:: WHAT YOU HAVE TO DO ::
Return all of the data exactly, with nothing left out but the pictures.

:: SUPPLIED INFORMATION ::
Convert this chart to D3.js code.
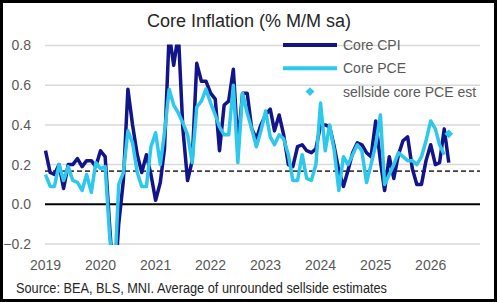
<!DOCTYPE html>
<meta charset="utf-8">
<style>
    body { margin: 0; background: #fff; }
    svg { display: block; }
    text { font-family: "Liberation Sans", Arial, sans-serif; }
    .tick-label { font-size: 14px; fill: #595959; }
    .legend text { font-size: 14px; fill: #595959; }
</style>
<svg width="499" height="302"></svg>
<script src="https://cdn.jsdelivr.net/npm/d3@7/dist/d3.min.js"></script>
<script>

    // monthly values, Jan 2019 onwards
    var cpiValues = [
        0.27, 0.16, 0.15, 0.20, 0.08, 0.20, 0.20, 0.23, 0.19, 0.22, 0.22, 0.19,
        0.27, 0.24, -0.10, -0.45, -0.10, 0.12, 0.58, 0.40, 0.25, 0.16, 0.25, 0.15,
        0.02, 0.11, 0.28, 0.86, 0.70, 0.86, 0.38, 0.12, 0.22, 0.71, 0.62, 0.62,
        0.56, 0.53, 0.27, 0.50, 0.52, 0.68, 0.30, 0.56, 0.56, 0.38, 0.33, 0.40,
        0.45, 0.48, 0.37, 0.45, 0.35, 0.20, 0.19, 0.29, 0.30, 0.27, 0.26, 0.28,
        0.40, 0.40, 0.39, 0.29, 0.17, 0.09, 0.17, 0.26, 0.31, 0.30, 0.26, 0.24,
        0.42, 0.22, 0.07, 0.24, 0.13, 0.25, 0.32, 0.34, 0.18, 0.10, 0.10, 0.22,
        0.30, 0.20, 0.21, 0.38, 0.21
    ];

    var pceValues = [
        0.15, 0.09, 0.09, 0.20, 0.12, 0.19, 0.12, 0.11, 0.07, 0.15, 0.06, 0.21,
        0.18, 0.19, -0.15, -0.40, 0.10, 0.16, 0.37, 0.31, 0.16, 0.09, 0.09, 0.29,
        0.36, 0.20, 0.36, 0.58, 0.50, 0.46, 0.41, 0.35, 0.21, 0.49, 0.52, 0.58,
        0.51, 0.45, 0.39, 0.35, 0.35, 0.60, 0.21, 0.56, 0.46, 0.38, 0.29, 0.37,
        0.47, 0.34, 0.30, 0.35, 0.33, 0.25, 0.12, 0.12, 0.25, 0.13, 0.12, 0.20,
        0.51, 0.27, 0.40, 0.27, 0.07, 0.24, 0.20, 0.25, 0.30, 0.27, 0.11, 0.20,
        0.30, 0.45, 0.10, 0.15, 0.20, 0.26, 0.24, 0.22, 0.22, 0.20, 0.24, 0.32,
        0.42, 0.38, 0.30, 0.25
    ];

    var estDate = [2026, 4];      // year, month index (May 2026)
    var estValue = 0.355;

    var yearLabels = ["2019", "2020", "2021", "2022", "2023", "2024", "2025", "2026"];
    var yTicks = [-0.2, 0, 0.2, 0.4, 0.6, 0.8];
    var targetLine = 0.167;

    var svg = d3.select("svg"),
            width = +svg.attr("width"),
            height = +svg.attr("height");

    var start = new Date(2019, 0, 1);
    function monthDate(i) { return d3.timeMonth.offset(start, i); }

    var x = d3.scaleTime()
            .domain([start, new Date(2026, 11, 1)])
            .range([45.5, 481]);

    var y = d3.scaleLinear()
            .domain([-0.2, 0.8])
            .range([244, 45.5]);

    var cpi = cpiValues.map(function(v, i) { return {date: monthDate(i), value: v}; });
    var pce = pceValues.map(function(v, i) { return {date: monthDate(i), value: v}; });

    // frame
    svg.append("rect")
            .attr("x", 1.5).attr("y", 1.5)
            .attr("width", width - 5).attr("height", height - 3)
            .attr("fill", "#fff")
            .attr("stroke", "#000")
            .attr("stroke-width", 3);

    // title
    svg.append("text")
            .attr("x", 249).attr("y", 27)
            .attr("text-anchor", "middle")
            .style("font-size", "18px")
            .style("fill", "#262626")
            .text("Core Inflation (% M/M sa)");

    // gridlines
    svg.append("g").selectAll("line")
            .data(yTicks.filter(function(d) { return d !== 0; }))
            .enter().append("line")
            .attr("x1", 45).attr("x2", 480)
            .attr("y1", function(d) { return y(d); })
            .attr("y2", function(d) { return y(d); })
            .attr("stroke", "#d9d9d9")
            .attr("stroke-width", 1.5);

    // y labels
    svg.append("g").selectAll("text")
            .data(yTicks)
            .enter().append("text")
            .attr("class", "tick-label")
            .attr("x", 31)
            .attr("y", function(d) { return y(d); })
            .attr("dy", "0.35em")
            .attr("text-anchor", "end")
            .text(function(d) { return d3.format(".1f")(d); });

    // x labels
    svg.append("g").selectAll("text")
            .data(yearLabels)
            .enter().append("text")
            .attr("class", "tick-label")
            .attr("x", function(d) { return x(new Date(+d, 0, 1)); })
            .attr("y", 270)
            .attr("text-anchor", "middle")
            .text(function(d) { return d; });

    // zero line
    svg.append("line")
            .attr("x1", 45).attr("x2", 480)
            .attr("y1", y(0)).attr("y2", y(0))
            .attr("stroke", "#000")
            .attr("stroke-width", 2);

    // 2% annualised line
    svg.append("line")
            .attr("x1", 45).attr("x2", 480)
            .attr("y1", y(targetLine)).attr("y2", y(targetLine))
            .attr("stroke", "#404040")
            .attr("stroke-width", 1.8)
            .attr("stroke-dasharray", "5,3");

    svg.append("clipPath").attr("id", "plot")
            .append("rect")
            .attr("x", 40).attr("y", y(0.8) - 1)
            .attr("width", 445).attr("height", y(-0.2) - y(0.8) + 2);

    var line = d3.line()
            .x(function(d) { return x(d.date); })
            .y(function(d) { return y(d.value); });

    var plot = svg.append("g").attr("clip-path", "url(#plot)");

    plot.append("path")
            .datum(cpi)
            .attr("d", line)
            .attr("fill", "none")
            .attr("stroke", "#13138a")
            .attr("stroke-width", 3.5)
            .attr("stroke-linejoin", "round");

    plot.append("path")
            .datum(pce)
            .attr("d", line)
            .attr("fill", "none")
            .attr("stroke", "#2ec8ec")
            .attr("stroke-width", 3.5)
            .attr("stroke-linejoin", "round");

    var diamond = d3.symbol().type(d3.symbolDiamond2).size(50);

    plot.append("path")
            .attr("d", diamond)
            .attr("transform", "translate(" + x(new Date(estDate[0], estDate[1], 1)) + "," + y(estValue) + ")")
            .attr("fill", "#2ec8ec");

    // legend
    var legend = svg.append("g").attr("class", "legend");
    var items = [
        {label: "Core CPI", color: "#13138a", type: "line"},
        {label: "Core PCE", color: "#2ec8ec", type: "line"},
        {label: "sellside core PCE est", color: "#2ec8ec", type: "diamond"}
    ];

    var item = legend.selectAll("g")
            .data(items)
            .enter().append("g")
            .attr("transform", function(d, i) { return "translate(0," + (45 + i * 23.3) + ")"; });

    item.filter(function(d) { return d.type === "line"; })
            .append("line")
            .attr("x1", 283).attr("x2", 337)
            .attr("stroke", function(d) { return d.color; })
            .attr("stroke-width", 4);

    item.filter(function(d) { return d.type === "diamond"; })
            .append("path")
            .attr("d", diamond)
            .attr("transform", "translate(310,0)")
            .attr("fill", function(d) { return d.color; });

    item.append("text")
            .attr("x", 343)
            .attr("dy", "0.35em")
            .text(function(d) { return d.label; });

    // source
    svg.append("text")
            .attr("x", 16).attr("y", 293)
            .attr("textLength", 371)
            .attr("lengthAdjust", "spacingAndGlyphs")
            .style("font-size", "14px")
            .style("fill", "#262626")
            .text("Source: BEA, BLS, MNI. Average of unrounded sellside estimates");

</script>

:: FULL OUTPUT ::
Convert this chart to D3.js code.
<!DOCTYPE html>
<meta charset="utf-8">
<style>
    body { margin: 0; background: #fff; }
    svg { display: block; }
    text { font-family: "Liberation Sans", Arial, sans-serif; }
    .tick-label { font-size: 14px; fill: #595959; }
    .legend text { font-size: 14px; fill: #595959; }
</style>
<svg width="499" height="302"></svg>
<script src="https://cdn.jsdelivr.net/npm/d3@7/dist/d3.min.js"></script>
<script>

    // monthly values, Jan 2019 onwards
    var cpiValues = [
        0.27, 0.16, 0.15, 0.20, 0.08, 0.20, 0.20, 0.23, 0.19, 0.22, 0.22, 0.19,
        0.27, 0.24, -0.10, -0.45, -0.10, 0.12, 0.58, 0.40, 0.25, 0.16, 0.25, 0.15,
        0.02, 0.11, 0.28, 0.86, 0.70, 0.86, 0.38, 0.12, 0.22, 0.71, 0.62, 0.62,
        0.56, 0.53, 0.27, 0.50, 0.52, 0.68, 0.30, 0.56, 0.56, 0.38, 0.33, 0.40,
        0.45, 0.48, 0.37, 0.45, 0.35, 0.20, 0.19, 0.29, 0.30, 0.27, 0.26, 0.28,
        0.40, 0.40, 0.39, 0.29, 0.17, 0.09, 0.17, 0.26, 0.31, 0.30, 0.26, 0.24,
        0.42, 0.22, 0.07, 0.24, 0.13, 0.25, 0.32, 0.34, 0.18, 0.10, 0.10, 0.22,
        0.30, 0.20, 0.21, 0.38, 0.21
    ];

    var pceValues = [
        0.15, 0.09, 0.09, 0.20, 0.12, 0.19, 0.12, 0.11, 0.07, 0.15, 0.06, 0.21,
        0.18, 0.19, -0.15, -0.40, 0.10, 0.16, 0.37, 0.31, 0.16, 0.09, 0.09, 0.29,
        0.36, 0.20, 0.36, 0.58, 0.50, 0.46, 0.41, 0.35, 0.21, 0.49, 0.52, 0.58,
        0.51, 0.45, 0.39, 0.35, 0.35, 0.60, 0.21, 0.56, 0.46, 0.38, 0.29, 0.37,
        0.47, 0.34, 0.30, 0.35, 0.33, 0.25, 0.12, 0.12, 0.25, 0.13, 0.12, 0.20,
        0.51, 0.27, 0.40, 0.27, 0.07, 0.24, 0.20, 0.25, 0.30, 0.27, 0.11, 0.20,
        0.30, 0.45, 0.10, 0.15, 0.20, 0.26, 0.24, 0.22, 0.22, 0.20, 0.24, 0.32,
        0.42, 0.38, 0.30, 0.25
    ];

    var estDate = [2026, 4];      // year, month index (May 2026)
    var estValue = 0.355;

    var yearLabels = ["2019", "2020", "2021", "2022", "2023", "2024", "2025", "2026"];
    var yTicks = [-0.2, 0, 0.2, 0.4, 0.6, 0.8];
    var targetLine = 0.167;

    var svg = d3.select("svg"),
            width = +svg.attr("width"),
            height = +svg.attr("height");

    var start = new Date(2019, 0, 1);
    function monthDate(i) { return d3.timeMonth.offset(start, i); }

    var x = d3.scaleTime()
            .domain([start, new Date(2026, 11, 1)])
            .range([45.5, 481]);

    var y = d3.scaleLinear()
            .domain([-0.2, 0.8])
            .range([244, 45.5]);

    var cpi = cpiValues.map(function(v, i) { return {date: monthDate(i), value: v}; });
    var pce = pceValues.map(function(v, i) { return {date: monthDate(i), value: v}; });

    // frame
    svg.append("rect")
            .attr("x", 1.5).attr("y", 1.5)
            .attr("width", width - 5).attr("height", height - 3)
            .attr("fill", "#fff")
            .attr("stroke", "#000")
            .attr("stroke-width", 3);

    // title
    svg.append("text")
            .attr("x", 249).attr("y", 27)
            .attr("text-anchor", "middle")
            .style("font-size", "18px")
            .style("fill", "#262626")
            .text("Core Inflation (% M/M sa)");

    // gridlines
    svg.append("g").selectAll("line")
            .data(yTicks.filter(function(d) { return d !== 0; }))
            .enter().append("line")
            .attr("x1", 45).attr("x2", 480)
            .attr("y1", function(d) { return y(d); })
            .attr("y2", function(d) { return y(d); })
            .attr("stroke", "#d9d9d9")
            .attr("stroke-width", 1.5);

    // y labels
    svg.append("g").selectAll("text")
            .data(yTicks)
            .enter().append("text")
            .attr("class", "tick-label")
            .attr("x", 31)
            .attr("y", function(d) { return y(d); })
            .attr("dy", "0.35em")
            .attr("text-anchor", "end")
            .text(function(d) { return d3.format(".1f")(d); });

    // x labels
    svg.append("g").selectAll("text")
            .data(yearLabels)
            .enter().append("text")
            .attr("class", "tick-label")
            .attr("x", function(d) { return x(new Date(+d, 0, 1)); })
            .attr("y", 270)
            .attr("text-anchor", "middle")
            .text(function(d) { return d; });

    // zero line
    svg.append("line")
            .attr("x1", 45).attr("x2", 480)
            .attr("y1", y(0)).attr("y2", y(0))
            .attr("stroke", "#000")
            .attr("stroke-width", 2);

    // 2% annualised line
    svg.append("line")
            .attr("x1", 45).attr("x2", 480)
            .attr("y1", y(targetLine)).attr("y2", y(targetLine))
            .attr("stroke", "#404040")
            .attr("stroke-width", 1.8)
            .attr("stroke-dasharray", "5,3");

    svg.append("clipPath").attr("id", "plot")
            .append("rect")
            .attr("x", 40).attr("y", y(0.8) - 1)
            .attr("width", 445).attr("height", y(-0.2) - y(0.8) + 2);

    var line = d3.line()
            .x(function(d) { return x(d.date); })
            .y(function(d) { return y(d.value); });

    var plot = svg.append("g").attr("clip-path", "url(#plot)");

    plot.append("path")
            .datum(cpi)
            .attr("d", line)
            .attr("fill", "none")
            .attr("stroke", "#13138a")
            .attr("stroke-width", 3.5)
            .attr("stroke-linejoin", "round");

    plot.append("path")
            .datum(pce)
            .attr("d", line)
            .attr("fill", "none")
            .attr("stroke", "#2ec8ec")
            .attr("stroke-width", 3.5)
            .attr("stroke-linejoin", "round");

    var diamond = d3.symbol().type(d3.symbolDiamond2).size(50);

    plot.append("path")
            .attr("d", diamond)
            .attr("transform", "translate(" + x(new Date(estDate[0], estDate[1], 1)) + "," + y(estValue) + ")")
            .attr("fill", "#2ec8ec");

    // legend
    var legend = svg.append("g").attr("class", "legend");
    var items = [
        {label: "Core CPI", color: "#13138a", type: "line"},
        {label: "Core PCE", color: "#2ec8ec", type: "line"},
        {label: "sellside core PCE est", color: "#2ec8ec", type: "diamond"}
    ];

    var item = legend.selectAll("g")
            .data(items)
            .enter().append("g")
            .attr("transform", function(d, i) { return "translate(0," + (45 + i * 23.3) + ")"; });

    item.filter(function(d) { return d.type === "line"; })
            .append("line")
            .attr("x1", 283).attr("x2", 337)
            .attr("stroke", function(d) { return d.color; })
            .attr("stroke-width", 4);

    item.filter(function(d) { return d.type === "diamond"; })
            .append("path")
            .attr("d", diamond)
            .attr("transform", "translate(310,0)")
            .attr("fill", function(d) { return d.color; });

    item.append("text")
            .attr("x", 343)
            .attr("dy", "0.35em")
            .text(function(d) { return d.label; });

    // source
    svg.append("text")
            .attr("x", 16).attr("y", 293)
            .attr("textLength", 371)
            .attr("lengthAdjust", "spacingAndGlyphs")
            .style("font-size", "14px")
            .style("fill", "#262626")
            .text("Source: BEA, BLS, MNI. Average of unrounded sellside estimates");

</script>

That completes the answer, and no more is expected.